How often to people change the regent and KH standard in their CO 2 Drop Checkers? I put mine in the tank last Saturday and I'm curious as to how often it should be changed.

Thanks!


----------



## goalcreas (Nov 20, 2006)

Typically I do it with every water change.
I have heard some let it go for a couple of weeks, but I find that the light really messes up my solution and ends up making it clear as water in about 6 days.
Might be the reagent, it was the stuff that came from Singapore and I never had that problem with the Red Sea stuff. I will be adding that instead next time I change it.


----------



## rich311k (Jun 24, 2006)

I change mine with every water change. Only takes a little and it is easy enough to replace.


----------



## Nevermore (Mar 26, 2007)

I've been replacing mine about once a month. I guess it varies. I can still see good color at that time.


----------



## snickle (Apr 8, 2007)

I am doing it about monthly.


----------



## Squawkbert (Jan 3, 2007)

I do it "as needed". I have found that the closer to the lights you keep it, the faster the color fades. I keep my 5g down in a rear corner and I get ~2 months out of them.
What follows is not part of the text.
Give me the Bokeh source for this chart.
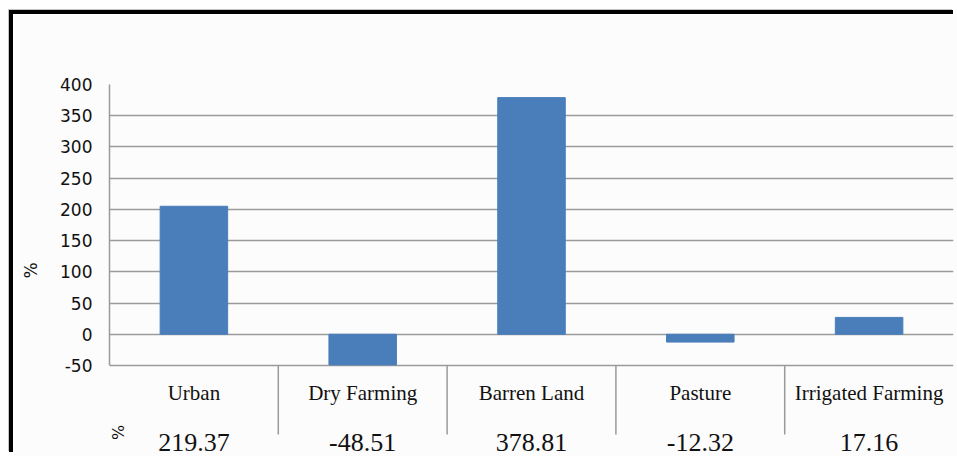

In my 46, I get ~1 month if I keep it half way down the water column. In all cases, I try to keep them away from the CO2 outlet.


----------



## LindaC (Nov 7, 2005)

Yes, I have mine on the opposite side as my CO2 Diffusor but may move it down a little further, I've been keeping mine about 2-3 inches from the top, now I see that's really not necessary.

Thanks!


----------



## bigmark (Sep 8, 2006)

To be honest I have not changed mine in two months. The color has not faded so I have just left it alone.


----------